今作では、そんなふうに尊敬を抱いている二人と共演できる喜びがあった反面、もちろん緊張もありました。だからこそ自分のつたないところや不得意なところもごまかさずに、そのままの自分で立ってみようと。

最初に三人で集まったときには手が震えましたが、みんなでご飯を食べながら、いろいろな話をざっくばらんにすることができて。それぞれが見つめている方向性が遠くないことを感じられて、一気に撮影が楽しみになりました。

役を演じる日々を積み重ねていくうちに、どんどん二人に対して自分の心が解放されていく感覚があって、一緒にいるのが楽で、無理しない関係性になれたと感じています。

─見えない三人を演じるなかで、これまで見えていなかったことに気づくような変化はありましたか?

広瀬:本当に私たちが演じたような世界はあるのかな? と考えるようになりました。壁に向かって猫が急に鳴き始めたときとか(笑)。少し、世界がユニークに見える感覚になったような気がします。

清原:私はこの作品で、日常を過ごすことへのありがたみを感じました。

撮影現場の上を飛行機が通ると、音が撮れなくなるので撮影が止まるんです。そのときにご一緒した俳優さんが「普段は飛行機の音なんてまったく聞こえないのに、なんでこういうときばっかり気になるんだろうね」ってぽつりとつぶやいて。

いまこの時間にも見えていないものが無数にあって、それを少しでも敏感に感じ取れるようになったら、劇中の三人のように違った視点で日常を楽しんだり、人への想いを持ち続けるたりすることができるかもしれないと感じました。

杉咲:私は三人がホラー映画を見ている何気ない日常のシーンがあるのですが、「本当のお化けはこんなじゃない。」と話している部分が印象に残っています。

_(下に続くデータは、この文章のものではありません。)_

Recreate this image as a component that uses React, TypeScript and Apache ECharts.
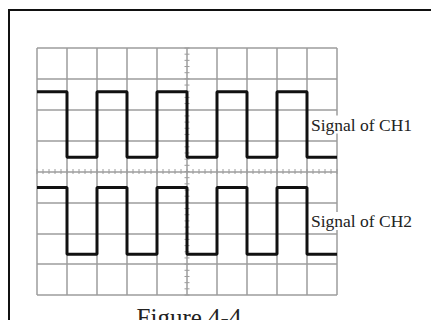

自分たちが他者をイメージするとき、知らないことのほうがはるかに多いと思いますが、まるでわかっているかのように捉えてしまう瞬間がどこかであると思っていて。だからこそ、映画を見終わって各々の暮らしに戻ったときに、隣にいる人やすれ違った人について、もっとイメージを膨らませてみたい気持ちになるような作品になっていたら嬉しいなと思います。